Courtney Irby allegedly took two men’s watches, a camera and his two firearms. In sworn testimony, Courtney Irby’s friend told prosecutors that her intent was to pawn the items to fund a getaway, but a friend instead encouraged her to turn the guns into the police.
“Contrary to reports in the media and suggestions from people who are uninformed about this case, it is our conclusion that Mrs. Irby did not go to her husband’s apartment to retrieve the guns,” Haas said. “In fact, it appears that taking the guns was merely an afterthought.”

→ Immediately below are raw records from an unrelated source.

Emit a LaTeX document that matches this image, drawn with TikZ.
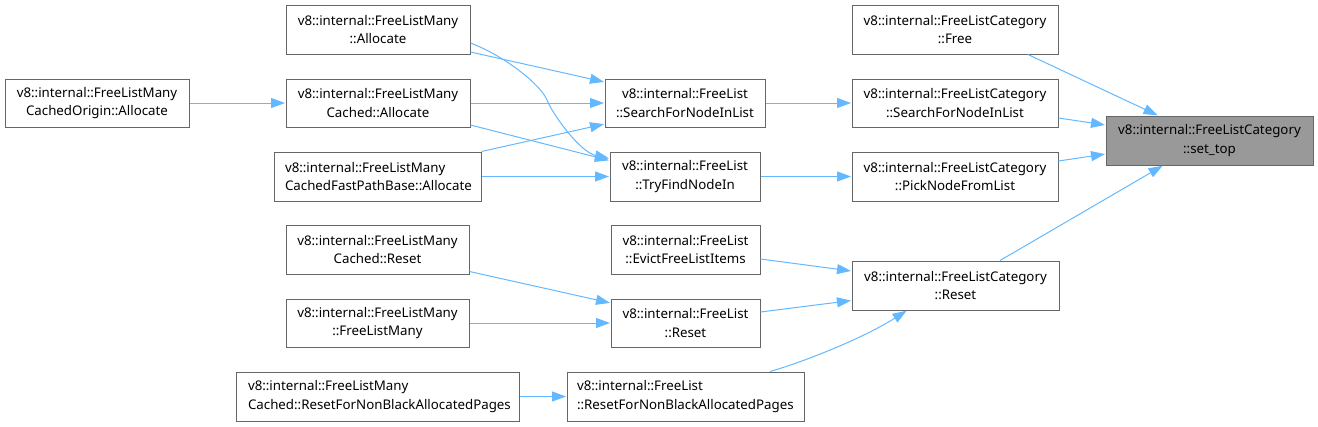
\documentclass[tikz,border=0pt]{standalone}
\usepackage{fontspec}
\setmainfont{Noto Sans}
\usetikzlibrary{arrows.meta}
\definecolor{edgeblue}{HTML}{63B8FF}
\definecolor{boxgray}{HTML}{666666}
\definecolor{topfill}{HTML}{999999}
\tikzset{
  fn/.style={draw=boxgray, line width=1pt, fill=white, inner sep=0pt, align=center,
    font=\fontsize{13.3}{18.6}\selectfont, text=black},
  fnleft/.style={fn, align=left, text width=#1},
  calls/.style={draw=edgeblue, line width=1pt, -{Triangle[length=14pt,width=10pt]}, shorten >=0.5pt},
}
\newcommand{\bx}[7][fn]{%
  \node[#1, minimum width=#5pt-#3pt, minimum height=#6pt-#4pt] (#2) at ({(#3+#5)/2},{(#4+#6)/2}) {#7};}
\begin{document}
\begin{tikzpicture}[x=1pt,y=-1pt]
\useasboundingbox (0,0) rectangle (1318,426);
% column 1
\bx{co}{5}{79}{189}{127}{v8::internal::FreeListMany\\CachedOrigin::Allocate}
% column 2
\bx{a1}{286}{5}{470}{54}{v8::internal::FreeListMany\\::Allocate}
\bx{ca}{286}{79}{470}{127}{v8::internal::FreeListMany\\Cached::Allocate}
\bx[fnleft=185pt]{fp}{274}{152}{481}{201}{v8::internal::FreeListMany\\CachedFastPathBase::Allocate}
\bx{cr}{286}{225}{469}{274}{v8::internal::FreeListMany\\Cached::Reset}
\bx{flm}{286}{299}{469}{347}{v8::internal::FreeListMany\\::FreeListMany}
\bx[fnleft=259pt]{crn}{236}{372}{519}{421}{v8::internal::FreeListMany\\Cached::ResetForNonBlackAllocatedPages}
% column 3
\bx{sfl}{605}{79}{765}{127}{v8::internal::FreeList\\::SearchForNodeInList}
\bx{tfn}{610}{152}{760}{201}{v8::internal::FreeList\\::TryFindNodeIn}
\bx{ev}{611}{225}{760}{274}{v8::internal::FreeList\\::EvictFreeListItems}
\bx{rs}{611}{299}{760}{347}{v8::internal::FreeList\\::Reset}
\bx[fnleft=217pt]{rn}{567}{372}{804}{421}{v8::internal::FreeList\\::ResetForNonBlackAllocatedPages}
% column 4
\bx{free}{852}{5}{1058}{54}{v8::internal::FreeListCategory\\::Free}
\bx{scs}{852}{79}{1058}{127}{v8::internal::FreeListCategory\\::SearchForNodeInList}
\bx{pick}{852}{152}{1058}{201}{v8::internal::FreeListCategory\\::PickNodeFromList}
\bx{fcr}{852}{261}{1059}{310}{v8::internal::FreeListCategory\\::Reset}
% target
\bx[fn, fill=topfill]{top}{1106}{116}{1313}{165}{v8::internal::FreeListCategory\\::set\_top}
% edges
\draw[calls] (co.east) -- (ca.west);
\draw[calls] ([yshift=-22.5pt]a1.east) -- ([yshift=21pt]sfl.west);
\draw[calls] ([yshift=-13.5pt]a1.east) .. controls (505,56) and (541,85) .. (547,100)
   .. controls (553,115) and (580,152) .. ([yshift=18pt]tfn.west);
\draw[calls] (ca.east) -- (sfl.west);
\draw[calls] ([yshift=-22pt]ca.east) -- ([yshift=16pt]tfn.west);
\draw[calls] (fp.north east) -- ([yshift=-21pt]sfl.west);
\draw[calls] (fp.east) -- (tfn.west);
\draw[calls] (sfl.east) -- (scs.west);
\draw[calls] (tfn.east) -- (pick.west);
\draw[calls] ([xshift=73pt]free.south) -- ([xshift=-51.5pt]top.north);
\draw[calls] ([yshift=-15pt]scs.east) -- ([yshift=15.5pt]top.west);
\draw[calls] ([yshift=15.5pt]pick.east) -- ([yshift=-13.5pt]top.west);
\draw[calls] ([xshift=44.5pt]fcr.north) -- ([xshift=-46.5pt]top.south);
\draw[calls] ([yshift=-22pt]cr.east) -- ([yshift=20pt]rs.west);
\draw[calls] (flm.east) -- (rs.west);
\draw[calls] (crn.east) -- (rn.west);
\draw[calls] ([yshift=-9.5pt]ev.east) -- ([yshift=14.5pt]fcr.west);
\draw[calls] ([yshift=11pt]rs.east) -- ([yshift=-15pt]fcr.west);
\draw[calls] ([xshift=84.5pt]rn.north) .. controls (800,363) and (860,340) .. ([xshift=-48.5pt]fcr.south);
\end{tikzpicture}
\end{document}
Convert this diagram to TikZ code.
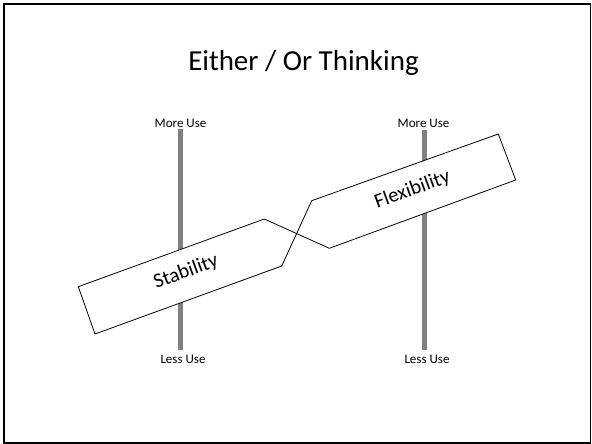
\documentclass[tikz,border=0pt]{standalone}
\usepackage{fontspec}
\setmainfont{Carlito}
\begin{document}
\begin{tikzpicture}[x=1pt,y=-1pt,
  frame/.style={draw=black,line width=1.6pt},
  bar/.style={draw=black!50,line width=5.5pt},
  axislabel/.style={font=\fontsize{13}{15}\selectfont,inner sep=0pt},
  board/.style={draw=black,fill=white,line width=0.8pt,line join=miter},
  boardtext/.style={font=\fontsize{20.5}{24}\selectfont,rotate=20,inner sep=0pt}]
\useasboundingbox (0,0) rectangle (592,444);
\draw[frame] (4,4) rectangle (590.5,443);
\node[font=\fontsize{29}{33}\selectfont,inner sep=0pt] (title) at (303.5,63) {Either / Or Thinking};
% axes
\node[axislabel] (moreL) at (180.5,123) {More Use};
\node[axislabel] (lessL) at (183,359.5) {Less Use};
\node[axislabel] (moreR) at (423.5,123) {More Use};
\node[axislabel] (lessR) at (427,359.5) {Less Use};
\coordinate (lt) at (180.7,129);
\coordinate (lb) at (180.7,350);
\coordinate (rt) at (424.5,130);
\coordinate (rb) at (424.5,350);
\draw[bar] (lt) -- (lb);
\draw[bar] (rt) -- (rb);
% twisted board
\coordinate (s1) at (78.3,286.7);
\coordinate (s2) at (264.3,219);
\coordinate (f4) at (329.3,248.3);
\coordinate (f3) at (515.7,180);
\coordinate (f2) at (498.3,134);
\coordinate (f1) at (311.7,200.7);
\coordinate (s3) at (281.7,266);
\coordinate (s4) at (95,334);
\draw[board] (s1) -- (s2) -- (f4) -- (f3) -- (f2) -- (f1) -- (s3) -- (s4) -- cycle;
\node[boardtext] (stab) at (186,272) {Stability};
\node[boardtext] (flex) at (412.5,190) {Flexibility};
\end{tikzpicture}
\end{document}
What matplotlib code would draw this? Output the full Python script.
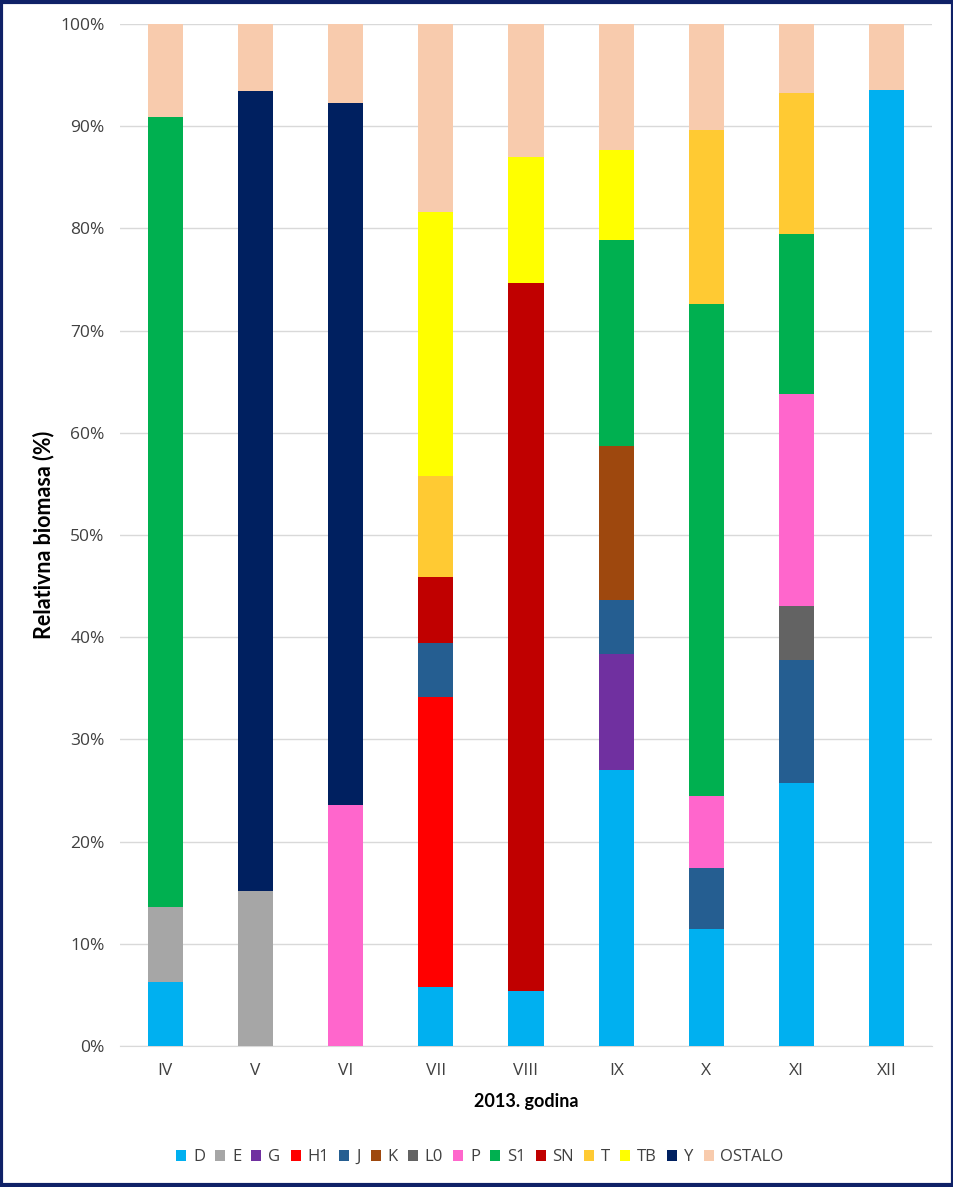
import matplotlib
matplotlib.use("Agg")
import matplotlib.pyplot as plt
import numpy as np
from matplotlib.patches import Rectangle

months = ["IV", "V", "VI", "VII", "VIII", "IX", "X", "XI", "XII"]
groups = ["D", "E", "G", "H1", "J", "K", "L0", "P", "S1", "SN", "T", "TB", "Y", "OSTALO"]

# relative biomass (%) per group, one value per month
D      = [6.3, 0.0, 0.0, 5.8, 5.4, 27.0, 11.4, 25.7, 93.5]
E      = [7.3, 15.2, 0.0, 0.0, 0.0, 0.0, 0.0, 0.0, 0.0]
G      = [0.0, 0.0, 0.0, 0.0, 0.0, 11.4, 0.0, 0.0, 0.0]
H1     = [0.0, 0.0, 0.0, 28.3, 0.0, 0.0, 0.0, 0.0, 0.0]
J      = [0.0, 0.0, 0.0, 5.3, 0.0, 5.2, 6.0, 12.1, 0.0]
K      = [0.0, 0.0, 0.0, 0.0, 0.0, 15.1, 0.0, 0.0, 0.0]
L0     = [0.0, 0.0, 0.0, 0.0, 0.0, 0.0, 0.0, 5.3, 0.0]
P      = [0.0, 0.0, 23.6, 0.0, 0.0, 0.0, 7.1, 20.7, 0.0]
S1     = [77.3, 0.0, 0.0, 0.0, 0.0, 20.2, 48.1, 15.7, 0.0]
SN     = [0.0, 0.0, 0.0, 6.5, 69.3, 0.0, 0.0, 0.0, 0.0]
T      = [0.0, 0.0, 0.0, 9.9, 0.0, 0.0, 17.0, 13.7, 0.0]
TB     = [0.0, 0.0, 0.0, 25.8, 12.3, 8.8, 0.0, 0.0, 0.0]
Y      = [0.0, 78.2, 68.7, 0.0, 0.0, 0.0, 0.0, 0.0, 0.0]
OSTALO = [9.1, 6.6, 7.7, 18.4, 13.0, 12.3, 10.4, 6.8, 6.5]

series = [D, E, G, H1, J, K, L0, P, S1, SN, T, TB, Y, OSTALO]
colors = ["#00B0F0", "#A6A6A6", "#7030A0", "#FF0000", "#255E91", "#9E480E", "#636363",
          "#FF66CC", "#00B050", "#C00000", "#FFCA33", "#FFFF00", "#002060", "#F8CBAD"]

TICK_FONT = ["Open Sans", "DejaVu Sans"]
TITLE_FONT = ["Lato", "DejaVu Sans"]

fig = plt.figure(figsize=(9.54, 11.87), dpi=100)
ax = fig.add_axes([120/954, 1 - 1046/1187, 812/954, 1022/1187])

x = np.arange(len(months))
bottom = np.zeros(len(months))
for name, vals, col in zip(groups, series, colors):
    v = np.array(vals)
    ax.bar(x, v, 0.39, bottom=bottom, color=col, label=name, linewidth=0, zorder=3)
    bottom += v

ax.set_xlim(-0.5, len(months) - 0.5)
ax.set_ylim(0, 100)
ax.set_yticks(np.arange(0, 101, 10))
ax.set_yticklabels([f"{t}%" for t in range(0, 101, 10)], family=TICK_FONT, fontsize=12.5, color="#404040")
ax.set_xticks(x)
ax.set_xticklabels(months, family=TICK_FONT, fontsize=12.5, color="#404040")
ax.tick_params(axis="x", length=0, pad=12)
ax.tick_params(axis="y", length=0, pad=11)
ax.grid(axis="y", color="#D9D9D9", lw=1, zorder=0)
for s in ["top", "right", "left"]:
    ax.spines[s].set_visible(False)
ax.spines["bottom"].set_color("#D9D9D9")

ax.set_ylabel("Relativna biomasa (%)", family=TITLE_FONT, fontsize=15.5, weight="bold")
ax.yaxis.set_label_coords(-0.081, 0.5)
ax.set_xlabel("2013. godina", family=TITLE_FONT, fontsize=13, weight="bold")
ax.xaxis.set_label_coords(0.5, -0.046)

h, l = ax.get_legend_handles_labels()
leg = fig.legend(h, l, loc="center", bbox_to_anchor=(0.503, 0.025), ncol=14, frameon=False,
                 handlelength=0.6, handleheight=0.6, handletextpad=0.4, columnspacing=0.62,
                 prop={"family": TICK_FONT, "size": 12})
for t in leg.get_texts():
    t.set_color("#404040")

# dark frame around the chart
fig.patches.append(Rectangle((0.0015, 0.0015), 0.997, 0.997, transform=fig.transFigure,
                             fill=False, edgecolor="#0F2167", lw=3))

fig.savefig("out.png", dpi=100, facecolor="white")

The state attorney additionally pointed out that, under Florida’s “red flag law” — enacted in 2018 — Irby could have asked either the Bartow or Lakeland Police departments to seek a risk-order against Joseph Irby to seize his weapons. The Red Flag Law was part of the Marjory Stoneman Douglas Public Safety Act following the shooting there in February 2018.
Haas did, however, drop the felony charges against Courtney Irby in favor of misdemeanor trespassing. He said the divorce judge is better equipped to work out how to divide family property. Courtney Irby has no prior criminal record, Haas said.
“This case and the coverage of the allegations has caused some to characterize our community and our local law enforcement as unsophisticated, unsympathetic with victims and out of step with the rest of the state and nation,” Haas said. “These assertions could not be further from reality. I’m proud of our county, its’ law enforcement and its’ people. We work hard to protect victims, we just don’t tweet about it all the time.”